For the listing below, give the number of lines in which "this" occurs. Add nothing.

PROVIDED INFORMATION:
##############################
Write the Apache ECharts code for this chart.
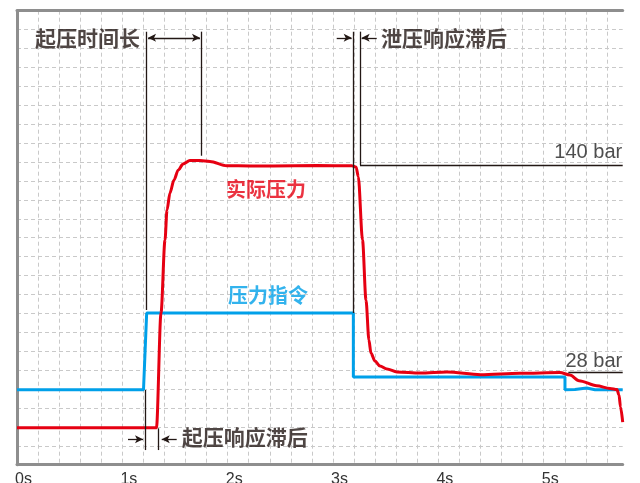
##############################
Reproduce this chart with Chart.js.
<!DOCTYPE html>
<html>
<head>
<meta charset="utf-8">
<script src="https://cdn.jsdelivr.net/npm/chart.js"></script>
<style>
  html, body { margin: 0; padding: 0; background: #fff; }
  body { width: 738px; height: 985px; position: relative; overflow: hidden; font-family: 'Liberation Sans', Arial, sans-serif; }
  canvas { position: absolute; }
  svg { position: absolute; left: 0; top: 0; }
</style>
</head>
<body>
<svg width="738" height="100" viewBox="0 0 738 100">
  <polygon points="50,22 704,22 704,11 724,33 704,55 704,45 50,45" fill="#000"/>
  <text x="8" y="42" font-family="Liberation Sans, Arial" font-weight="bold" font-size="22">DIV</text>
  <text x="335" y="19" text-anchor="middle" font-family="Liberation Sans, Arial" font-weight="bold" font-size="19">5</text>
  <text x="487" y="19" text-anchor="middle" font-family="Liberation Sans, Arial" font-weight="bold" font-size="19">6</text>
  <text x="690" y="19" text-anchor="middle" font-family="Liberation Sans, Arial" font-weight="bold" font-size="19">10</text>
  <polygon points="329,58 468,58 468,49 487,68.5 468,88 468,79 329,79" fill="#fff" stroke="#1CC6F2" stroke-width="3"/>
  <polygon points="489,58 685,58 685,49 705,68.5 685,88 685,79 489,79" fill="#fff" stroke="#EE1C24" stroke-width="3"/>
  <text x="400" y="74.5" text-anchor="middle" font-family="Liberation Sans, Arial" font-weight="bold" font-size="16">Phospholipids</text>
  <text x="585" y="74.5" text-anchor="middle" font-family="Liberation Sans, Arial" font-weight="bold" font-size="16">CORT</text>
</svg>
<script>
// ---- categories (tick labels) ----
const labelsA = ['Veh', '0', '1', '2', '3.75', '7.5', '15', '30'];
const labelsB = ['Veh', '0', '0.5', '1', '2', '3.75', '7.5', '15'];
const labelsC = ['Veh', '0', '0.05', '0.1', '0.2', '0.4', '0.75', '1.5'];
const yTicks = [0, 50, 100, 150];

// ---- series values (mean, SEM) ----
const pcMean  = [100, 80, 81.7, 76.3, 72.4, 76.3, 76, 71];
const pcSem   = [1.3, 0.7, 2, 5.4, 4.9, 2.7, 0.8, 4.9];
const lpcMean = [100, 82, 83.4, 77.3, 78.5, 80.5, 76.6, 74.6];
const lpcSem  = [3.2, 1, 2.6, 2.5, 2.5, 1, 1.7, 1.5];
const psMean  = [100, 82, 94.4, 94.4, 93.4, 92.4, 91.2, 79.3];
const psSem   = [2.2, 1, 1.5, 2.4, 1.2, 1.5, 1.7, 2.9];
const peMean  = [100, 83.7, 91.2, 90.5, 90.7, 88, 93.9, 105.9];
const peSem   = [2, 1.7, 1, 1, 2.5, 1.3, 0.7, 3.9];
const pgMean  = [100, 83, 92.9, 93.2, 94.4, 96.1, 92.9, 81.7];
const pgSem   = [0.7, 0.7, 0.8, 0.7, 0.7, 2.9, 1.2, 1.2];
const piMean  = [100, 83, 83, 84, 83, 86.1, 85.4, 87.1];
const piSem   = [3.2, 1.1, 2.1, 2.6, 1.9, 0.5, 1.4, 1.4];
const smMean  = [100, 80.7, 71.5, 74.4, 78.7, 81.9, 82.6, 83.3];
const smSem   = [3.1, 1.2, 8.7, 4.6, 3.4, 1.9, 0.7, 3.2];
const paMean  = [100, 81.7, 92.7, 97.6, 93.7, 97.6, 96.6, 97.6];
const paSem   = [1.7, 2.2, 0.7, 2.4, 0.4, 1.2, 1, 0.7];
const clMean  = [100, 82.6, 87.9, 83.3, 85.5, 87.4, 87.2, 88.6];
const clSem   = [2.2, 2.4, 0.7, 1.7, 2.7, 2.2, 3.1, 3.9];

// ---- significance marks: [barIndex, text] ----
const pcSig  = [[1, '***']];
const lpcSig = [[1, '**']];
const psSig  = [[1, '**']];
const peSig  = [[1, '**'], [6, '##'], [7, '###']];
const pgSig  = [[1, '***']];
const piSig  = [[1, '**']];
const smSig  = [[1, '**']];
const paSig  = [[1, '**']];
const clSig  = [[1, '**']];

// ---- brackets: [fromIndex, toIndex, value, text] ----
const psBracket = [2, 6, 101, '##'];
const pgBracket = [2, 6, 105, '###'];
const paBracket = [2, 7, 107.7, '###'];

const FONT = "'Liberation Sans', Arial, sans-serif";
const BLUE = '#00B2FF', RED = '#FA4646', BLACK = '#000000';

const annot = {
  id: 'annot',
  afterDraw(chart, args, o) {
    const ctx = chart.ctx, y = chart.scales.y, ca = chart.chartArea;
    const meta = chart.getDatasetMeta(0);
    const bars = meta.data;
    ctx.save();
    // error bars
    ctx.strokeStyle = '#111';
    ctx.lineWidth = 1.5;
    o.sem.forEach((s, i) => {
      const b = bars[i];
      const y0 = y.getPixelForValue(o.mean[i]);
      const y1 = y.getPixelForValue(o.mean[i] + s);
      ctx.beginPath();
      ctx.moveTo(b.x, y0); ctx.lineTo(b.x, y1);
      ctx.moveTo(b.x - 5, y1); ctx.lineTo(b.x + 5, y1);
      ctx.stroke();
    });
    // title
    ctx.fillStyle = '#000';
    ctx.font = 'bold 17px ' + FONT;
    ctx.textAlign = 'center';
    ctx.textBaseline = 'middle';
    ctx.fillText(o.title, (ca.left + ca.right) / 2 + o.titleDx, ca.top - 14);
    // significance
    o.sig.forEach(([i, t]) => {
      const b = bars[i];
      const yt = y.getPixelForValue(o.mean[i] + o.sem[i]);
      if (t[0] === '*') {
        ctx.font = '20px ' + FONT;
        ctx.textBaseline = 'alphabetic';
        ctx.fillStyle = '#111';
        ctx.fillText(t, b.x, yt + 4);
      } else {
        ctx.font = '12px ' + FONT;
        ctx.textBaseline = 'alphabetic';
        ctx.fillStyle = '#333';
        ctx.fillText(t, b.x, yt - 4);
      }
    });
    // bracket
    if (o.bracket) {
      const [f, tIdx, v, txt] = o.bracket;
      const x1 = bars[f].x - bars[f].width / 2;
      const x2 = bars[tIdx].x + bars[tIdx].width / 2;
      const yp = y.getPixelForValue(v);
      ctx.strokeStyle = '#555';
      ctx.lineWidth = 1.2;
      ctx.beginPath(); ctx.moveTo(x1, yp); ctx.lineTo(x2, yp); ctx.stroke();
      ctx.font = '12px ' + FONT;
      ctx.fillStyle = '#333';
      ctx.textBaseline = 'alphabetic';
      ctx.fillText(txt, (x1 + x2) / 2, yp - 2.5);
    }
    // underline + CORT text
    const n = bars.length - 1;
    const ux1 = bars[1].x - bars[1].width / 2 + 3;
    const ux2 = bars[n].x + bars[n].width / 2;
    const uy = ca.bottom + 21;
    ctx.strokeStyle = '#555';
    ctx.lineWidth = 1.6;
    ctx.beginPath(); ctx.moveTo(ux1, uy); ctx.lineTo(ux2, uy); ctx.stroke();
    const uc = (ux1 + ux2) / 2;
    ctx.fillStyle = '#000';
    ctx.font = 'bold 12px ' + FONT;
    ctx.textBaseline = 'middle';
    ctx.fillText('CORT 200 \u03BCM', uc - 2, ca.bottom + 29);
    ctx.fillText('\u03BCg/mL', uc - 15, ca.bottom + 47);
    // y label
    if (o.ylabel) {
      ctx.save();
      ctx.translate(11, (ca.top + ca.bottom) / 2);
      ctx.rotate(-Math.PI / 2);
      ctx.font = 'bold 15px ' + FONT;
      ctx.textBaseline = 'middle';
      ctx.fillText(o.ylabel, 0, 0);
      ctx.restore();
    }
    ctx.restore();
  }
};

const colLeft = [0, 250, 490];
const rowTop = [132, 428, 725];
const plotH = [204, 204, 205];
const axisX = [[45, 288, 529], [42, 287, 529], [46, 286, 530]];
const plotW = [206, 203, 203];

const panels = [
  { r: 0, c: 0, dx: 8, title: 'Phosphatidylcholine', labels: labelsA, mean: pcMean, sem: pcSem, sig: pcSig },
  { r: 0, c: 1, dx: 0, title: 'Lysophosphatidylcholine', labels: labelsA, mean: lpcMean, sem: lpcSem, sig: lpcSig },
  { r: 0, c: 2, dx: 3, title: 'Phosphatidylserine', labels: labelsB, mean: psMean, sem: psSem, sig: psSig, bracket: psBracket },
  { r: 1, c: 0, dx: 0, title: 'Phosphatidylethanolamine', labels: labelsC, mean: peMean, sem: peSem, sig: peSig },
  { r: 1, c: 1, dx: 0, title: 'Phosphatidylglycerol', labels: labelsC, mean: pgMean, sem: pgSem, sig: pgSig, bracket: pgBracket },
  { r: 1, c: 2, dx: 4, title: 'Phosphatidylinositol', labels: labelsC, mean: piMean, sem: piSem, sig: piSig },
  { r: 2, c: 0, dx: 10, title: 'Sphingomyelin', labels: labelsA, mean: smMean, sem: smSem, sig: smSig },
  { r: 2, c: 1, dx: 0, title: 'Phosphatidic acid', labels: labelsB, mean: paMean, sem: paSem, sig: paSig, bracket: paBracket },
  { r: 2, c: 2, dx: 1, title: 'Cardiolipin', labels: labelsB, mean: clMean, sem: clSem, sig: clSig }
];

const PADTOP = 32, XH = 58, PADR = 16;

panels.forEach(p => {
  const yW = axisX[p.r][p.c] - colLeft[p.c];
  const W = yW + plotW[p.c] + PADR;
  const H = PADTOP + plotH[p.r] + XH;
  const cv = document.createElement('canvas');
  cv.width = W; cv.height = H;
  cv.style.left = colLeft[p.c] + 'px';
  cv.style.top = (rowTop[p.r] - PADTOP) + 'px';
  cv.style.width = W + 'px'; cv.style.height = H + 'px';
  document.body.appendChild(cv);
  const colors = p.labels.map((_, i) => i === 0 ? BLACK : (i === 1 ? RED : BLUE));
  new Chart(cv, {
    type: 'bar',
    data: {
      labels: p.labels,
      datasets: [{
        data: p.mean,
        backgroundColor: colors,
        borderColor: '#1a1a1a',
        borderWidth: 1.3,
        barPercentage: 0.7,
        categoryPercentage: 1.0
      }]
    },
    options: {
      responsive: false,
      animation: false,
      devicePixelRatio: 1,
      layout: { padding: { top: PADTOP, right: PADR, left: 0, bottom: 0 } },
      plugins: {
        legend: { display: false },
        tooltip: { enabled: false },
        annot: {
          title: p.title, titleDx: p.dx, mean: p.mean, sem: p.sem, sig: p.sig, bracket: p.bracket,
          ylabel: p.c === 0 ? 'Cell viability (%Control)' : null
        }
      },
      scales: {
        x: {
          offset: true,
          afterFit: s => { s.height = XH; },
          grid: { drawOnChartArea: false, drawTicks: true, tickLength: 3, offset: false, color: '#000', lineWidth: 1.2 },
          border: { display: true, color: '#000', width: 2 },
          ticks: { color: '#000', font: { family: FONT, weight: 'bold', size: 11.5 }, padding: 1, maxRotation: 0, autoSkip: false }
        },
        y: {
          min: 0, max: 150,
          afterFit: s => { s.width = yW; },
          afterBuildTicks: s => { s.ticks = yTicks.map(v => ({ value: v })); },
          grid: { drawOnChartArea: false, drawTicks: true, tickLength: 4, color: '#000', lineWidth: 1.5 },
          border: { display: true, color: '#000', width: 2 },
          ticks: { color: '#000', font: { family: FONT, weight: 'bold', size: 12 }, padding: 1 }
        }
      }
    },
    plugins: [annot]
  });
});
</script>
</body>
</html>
##############################
TASK OUTPUT: 2